> _Exercise task_
The line holding "const BIN_WIDTH_B = 0.1;" is the last one to output; start at the first line of the data, keep every line in between exactly, and leave out pictures.

━━━━━━━━━━━━━━━━━━━━

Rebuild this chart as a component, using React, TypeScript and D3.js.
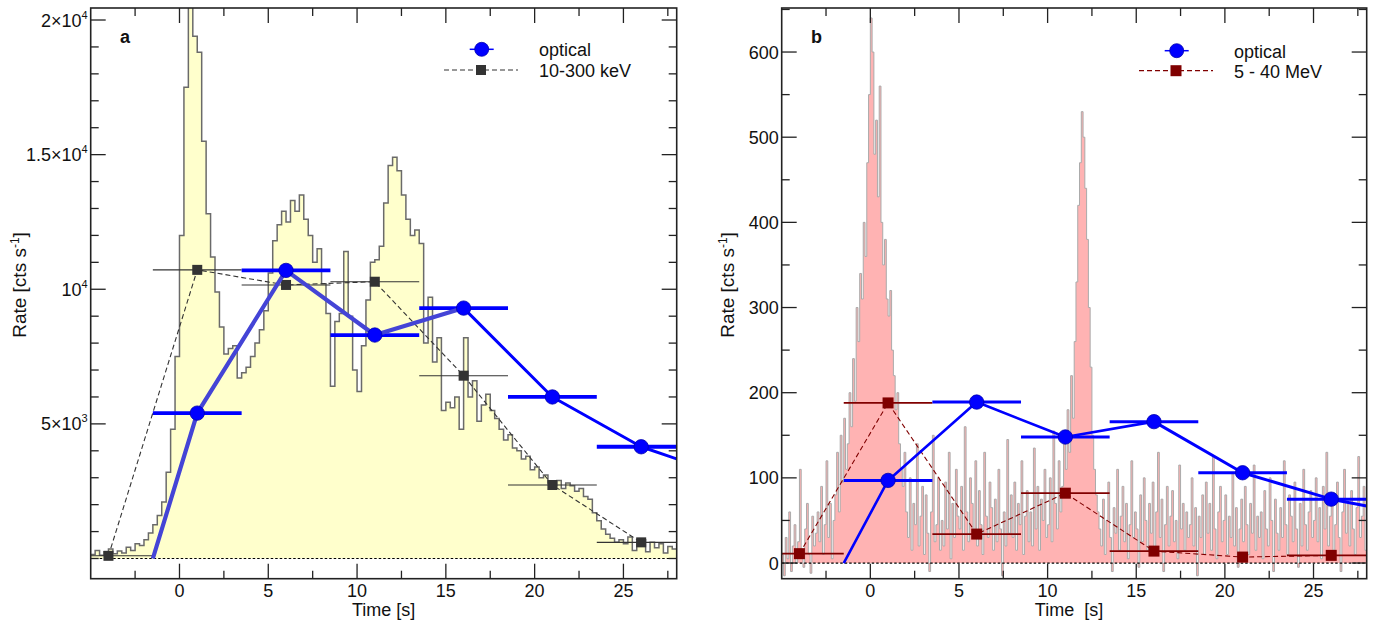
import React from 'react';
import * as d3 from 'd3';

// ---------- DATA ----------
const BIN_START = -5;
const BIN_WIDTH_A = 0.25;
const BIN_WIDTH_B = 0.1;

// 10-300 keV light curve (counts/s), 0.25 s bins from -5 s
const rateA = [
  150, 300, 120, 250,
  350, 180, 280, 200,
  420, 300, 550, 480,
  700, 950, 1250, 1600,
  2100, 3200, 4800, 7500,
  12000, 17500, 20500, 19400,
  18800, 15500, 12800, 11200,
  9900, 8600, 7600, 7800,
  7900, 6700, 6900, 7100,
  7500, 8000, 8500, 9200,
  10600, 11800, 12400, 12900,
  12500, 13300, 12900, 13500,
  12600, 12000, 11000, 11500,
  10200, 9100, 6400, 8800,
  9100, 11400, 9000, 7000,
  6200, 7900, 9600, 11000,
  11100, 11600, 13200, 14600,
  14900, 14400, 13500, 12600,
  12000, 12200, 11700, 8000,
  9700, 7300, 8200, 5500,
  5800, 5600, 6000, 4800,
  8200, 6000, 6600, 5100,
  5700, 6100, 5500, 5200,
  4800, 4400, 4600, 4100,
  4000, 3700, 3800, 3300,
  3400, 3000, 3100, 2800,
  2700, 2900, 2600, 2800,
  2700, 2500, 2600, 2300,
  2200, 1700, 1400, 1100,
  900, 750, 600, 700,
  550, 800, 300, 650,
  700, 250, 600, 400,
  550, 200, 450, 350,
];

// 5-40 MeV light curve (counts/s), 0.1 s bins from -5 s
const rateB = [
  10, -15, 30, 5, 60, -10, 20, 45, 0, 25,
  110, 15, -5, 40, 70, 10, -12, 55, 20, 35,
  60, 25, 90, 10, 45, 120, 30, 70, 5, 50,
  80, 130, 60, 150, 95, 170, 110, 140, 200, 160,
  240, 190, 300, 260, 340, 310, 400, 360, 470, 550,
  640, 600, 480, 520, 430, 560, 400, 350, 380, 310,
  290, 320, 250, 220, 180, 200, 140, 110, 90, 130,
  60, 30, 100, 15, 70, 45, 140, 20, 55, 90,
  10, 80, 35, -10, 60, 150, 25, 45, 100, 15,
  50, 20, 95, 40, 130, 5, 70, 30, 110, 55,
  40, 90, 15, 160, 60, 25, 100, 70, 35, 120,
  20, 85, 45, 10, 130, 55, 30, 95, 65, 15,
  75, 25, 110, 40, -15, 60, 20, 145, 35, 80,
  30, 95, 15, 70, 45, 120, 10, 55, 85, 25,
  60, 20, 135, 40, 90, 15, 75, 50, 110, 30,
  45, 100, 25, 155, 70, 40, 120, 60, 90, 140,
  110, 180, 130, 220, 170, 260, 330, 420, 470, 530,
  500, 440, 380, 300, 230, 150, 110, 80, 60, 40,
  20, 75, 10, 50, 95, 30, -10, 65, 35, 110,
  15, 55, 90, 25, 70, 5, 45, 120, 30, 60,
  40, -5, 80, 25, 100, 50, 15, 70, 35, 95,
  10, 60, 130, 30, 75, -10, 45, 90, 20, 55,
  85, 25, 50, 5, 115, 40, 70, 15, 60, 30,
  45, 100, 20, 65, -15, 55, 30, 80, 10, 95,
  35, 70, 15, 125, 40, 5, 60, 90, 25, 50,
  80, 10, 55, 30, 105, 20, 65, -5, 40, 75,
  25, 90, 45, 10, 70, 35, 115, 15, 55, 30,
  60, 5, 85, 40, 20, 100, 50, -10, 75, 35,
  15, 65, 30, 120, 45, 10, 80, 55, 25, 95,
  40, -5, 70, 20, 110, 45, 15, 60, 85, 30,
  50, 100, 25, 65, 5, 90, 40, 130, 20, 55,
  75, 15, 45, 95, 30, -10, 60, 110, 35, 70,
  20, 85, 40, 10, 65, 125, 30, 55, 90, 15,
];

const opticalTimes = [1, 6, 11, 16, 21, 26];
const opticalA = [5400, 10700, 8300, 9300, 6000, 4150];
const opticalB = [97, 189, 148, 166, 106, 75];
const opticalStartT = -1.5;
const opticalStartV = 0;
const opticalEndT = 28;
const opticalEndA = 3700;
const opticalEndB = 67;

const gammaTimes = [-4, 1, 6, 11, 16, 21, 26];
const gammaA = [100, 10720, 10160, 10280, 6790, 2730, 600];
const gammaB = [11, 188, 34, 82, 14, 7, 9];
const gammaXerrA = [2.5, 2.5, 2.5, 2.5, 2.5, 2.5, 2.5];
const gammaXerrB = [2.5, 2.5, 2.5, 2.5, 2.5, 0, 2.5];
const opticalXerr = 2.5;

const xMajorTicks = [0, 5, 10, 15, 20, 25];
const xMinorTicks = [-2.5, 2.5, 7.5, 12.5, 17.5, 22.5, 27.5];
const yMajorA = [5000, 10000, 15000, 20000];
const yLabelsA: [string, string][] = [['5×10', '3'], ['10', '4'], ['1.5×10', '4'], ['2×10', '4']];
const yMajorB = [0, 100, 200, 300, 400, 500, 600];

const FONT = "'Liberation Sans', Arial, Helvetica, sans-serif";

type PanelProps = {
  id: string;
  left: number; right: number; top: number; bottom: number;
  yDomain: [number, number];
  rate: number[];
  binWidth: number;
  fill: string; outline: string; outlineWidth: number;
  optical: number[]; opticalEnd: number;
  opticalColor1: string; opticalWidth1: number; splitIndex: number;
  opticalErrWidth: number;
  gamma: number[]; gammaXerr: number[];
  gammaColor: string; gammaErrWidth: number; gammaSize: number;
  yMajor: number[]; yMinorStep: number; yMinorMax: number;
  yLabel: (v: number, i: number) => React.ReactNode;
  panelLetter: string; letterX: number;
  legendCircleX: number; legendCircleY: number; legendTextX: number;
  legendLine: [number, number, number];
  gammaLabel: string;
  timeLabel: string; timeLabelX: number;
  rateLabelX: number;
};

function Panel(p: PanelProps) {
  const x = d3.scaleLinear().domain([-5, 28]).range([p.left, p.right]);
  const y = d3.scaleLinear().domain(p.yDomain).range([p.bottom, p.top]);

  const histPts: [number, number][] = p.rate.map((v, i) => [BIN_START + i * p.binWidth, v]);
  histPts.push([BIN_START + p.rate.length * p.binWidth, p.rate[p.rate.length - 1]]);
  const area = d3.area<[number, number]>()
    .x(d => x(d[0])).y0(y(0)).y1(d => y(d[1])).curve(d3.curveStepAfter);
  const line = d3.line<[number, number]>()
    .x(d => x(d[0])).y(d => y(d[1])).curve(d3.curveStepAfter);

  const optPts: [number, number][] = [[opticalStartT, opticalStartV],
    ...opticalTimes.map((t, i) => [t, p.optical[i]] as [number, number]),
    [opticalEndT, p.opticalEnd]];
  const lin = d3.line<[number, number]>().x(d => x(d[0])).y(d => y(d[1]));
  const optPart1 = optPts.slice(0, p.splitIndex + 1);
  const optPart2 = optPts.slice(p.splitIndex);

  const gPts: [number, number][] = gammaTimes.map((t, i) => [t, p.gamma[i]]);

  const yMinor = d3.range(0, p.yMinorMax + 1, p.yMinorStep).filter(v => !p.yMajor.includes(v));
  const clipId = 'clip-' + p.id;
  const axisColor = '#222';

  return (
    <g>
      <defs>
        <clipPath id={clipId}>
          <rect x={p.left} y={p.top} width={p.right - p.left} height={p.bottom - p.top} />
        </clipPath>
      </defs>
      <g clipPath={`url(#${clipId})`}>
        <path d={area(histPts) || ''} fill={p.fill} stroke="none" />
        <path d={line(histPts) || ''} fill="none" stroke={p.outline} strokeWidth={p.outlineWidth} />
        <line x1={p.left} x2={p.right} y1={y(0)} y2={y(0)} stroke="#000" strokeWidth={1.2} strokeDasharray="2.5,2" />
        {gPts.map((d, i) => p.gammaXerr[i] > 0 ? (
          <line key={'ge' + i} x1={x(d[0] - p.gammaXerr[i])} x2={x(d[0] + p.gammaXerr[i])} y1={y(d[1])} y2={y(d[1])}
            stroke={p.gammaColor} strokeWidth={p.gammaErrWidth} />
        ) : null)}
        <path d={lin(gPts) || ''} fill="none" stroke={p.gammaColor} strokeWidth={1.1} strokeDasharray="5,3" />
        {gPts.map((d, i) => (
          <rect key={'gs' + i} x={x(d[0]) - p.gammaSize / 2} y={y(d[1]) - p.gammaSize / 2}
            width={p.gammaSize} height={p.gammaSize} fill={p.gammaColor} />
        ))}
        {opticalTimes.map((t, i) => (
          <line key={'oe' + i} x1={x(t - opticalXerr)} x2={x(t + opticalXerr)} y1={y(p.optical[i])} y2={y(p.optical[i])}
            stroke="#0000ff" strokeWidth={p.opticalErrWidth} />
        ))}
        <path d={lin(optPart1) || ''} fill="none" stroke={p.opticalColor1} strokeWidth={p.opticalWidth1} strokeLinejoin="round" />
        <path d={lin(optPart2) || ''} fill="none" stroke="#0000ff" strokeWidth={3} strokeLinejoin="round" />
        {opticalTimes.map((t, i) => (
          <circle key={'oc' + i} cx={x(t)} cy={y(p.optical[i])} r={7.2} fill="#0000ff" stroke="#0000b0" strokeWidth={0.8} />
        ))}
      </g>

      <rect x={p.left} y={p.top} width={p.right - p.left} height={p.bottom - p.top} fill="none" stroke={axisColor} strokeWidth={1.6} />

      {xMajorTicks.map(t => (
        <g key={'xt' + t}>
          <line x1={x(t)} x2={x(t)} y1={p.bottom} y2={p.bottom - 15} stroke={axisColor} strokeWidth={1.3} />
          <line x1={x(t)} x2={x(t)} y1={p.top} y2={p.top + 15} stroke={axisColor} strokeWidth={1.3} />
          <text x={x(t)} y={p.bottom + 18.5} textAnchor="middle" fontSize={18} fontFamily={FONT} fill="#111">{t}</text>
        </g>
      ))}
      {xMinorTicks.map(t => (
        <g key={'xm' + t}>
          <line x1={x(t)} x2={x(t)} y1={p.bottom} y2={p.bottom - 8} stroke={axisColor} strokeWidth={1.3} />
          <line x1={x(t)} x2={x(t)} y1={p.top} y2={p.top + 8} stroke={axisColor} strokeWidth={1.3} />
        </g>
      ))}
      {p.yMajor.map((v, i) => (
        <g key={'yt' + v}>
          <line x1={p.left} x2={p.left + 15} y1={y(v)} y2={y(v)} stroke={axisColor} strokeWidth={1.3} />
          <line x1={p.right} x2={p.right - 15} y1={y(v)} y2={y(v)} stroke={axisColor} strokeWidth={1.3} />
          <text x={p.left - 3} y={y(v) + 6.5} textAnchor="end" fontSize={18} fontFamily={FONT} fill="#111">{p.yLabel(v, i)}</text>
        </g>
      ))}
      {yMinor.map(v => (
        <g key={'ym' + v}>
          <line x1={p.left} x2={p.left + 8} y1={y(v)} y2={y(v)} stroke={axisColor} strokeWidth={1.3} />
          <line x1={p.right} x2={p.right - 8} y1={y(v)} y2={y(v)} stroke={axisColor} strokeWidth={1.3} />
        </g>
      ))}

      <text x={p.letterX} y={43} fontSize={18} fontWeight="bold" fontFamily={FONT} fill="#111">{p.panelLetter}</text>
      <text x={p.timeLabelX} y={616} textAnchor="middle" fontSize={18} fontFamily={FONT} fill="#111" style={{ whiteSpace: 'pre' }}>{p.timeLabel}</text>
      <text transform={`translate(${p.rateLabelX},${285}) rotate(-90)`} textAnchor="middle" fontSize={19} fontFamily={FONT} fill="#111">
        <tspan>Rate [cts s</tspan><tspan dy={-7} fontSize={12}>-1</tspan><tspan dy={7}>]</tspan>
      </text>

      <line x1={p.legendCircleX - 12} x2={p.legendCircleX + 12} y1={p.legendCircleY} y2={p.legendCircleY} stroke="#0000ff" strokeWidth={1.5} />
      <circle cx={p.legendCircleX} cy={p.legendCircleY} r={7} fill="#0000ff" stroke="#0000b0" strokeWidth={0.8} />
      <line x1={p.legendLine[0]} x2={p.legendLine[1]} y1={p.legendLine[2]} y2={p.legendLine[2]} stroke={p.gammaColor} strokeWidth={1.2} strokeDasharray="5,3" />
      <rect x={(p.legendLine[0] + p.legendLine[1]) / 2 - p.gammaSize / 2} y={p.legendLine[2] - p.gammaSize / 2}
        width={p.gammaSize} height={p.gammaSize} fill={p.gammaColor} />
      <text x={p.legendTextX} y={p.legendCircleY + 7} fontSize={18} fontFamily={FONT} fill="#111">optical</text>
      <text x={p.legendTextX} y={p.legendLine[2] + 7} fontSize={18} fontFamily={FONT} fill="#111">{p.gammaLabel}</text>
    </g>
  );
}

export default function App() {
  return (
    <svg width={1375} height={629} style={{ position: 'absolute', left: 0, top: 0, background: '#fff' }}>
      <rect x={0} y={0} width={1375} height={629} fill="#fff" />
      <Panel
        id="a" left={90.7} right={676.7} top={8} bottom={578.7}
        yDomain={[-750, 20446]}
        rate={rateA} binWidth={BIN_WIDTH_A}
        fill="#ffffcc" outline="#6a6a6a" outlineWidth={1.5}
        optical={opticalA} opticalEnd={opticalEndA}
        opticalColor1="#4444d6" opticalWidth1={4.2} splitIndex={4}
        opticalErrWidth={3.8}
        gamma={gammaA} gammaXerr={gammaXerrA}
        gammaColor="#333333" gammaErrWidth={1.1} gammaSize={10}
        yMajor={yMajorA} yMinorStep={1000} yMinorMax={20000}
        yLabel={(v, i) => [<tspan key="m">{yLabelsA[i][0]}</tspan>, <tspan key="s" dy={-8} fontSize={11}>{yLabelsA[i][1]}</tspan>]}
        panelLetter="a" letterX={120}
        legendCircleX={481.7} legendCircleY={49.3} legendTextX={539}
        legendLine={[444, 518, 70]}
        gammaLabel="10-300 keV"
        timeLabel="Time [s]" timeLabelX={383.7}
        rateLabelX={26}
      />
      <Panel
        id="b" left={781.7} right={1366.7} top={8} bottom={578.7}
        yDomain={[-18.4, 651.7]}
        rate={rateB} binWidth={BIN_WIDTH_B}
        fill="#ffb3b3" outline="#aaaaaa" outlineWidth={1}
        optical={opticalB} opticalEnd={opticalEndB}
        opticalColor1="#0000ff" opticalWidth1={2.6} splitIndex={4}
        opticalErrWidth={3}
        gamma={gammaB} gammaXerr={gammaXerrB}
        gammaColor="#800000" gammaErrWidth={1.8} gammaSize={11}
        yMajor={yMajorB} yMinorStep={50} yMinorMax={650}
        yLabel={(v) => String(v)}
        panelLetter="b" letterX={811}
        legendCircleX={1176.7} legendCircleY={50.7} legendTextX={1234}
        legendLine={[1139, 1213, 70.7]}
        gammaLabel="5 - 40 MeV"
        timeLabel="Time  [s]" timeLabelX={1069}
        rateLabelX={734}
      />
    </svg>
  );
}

━━━━━━━━━━━━━━━━━━━━

> _Task result_
Rebuild this chart as a component, using React, TypeScript and D3.js.
import React from 'react';
import * as d3 from 'd3';

// ---------- DATA ----------
const BIN_START = -5;
const BIN_WIDTH_A = 0.25;
const BIN_WIDTH_B = 0.1;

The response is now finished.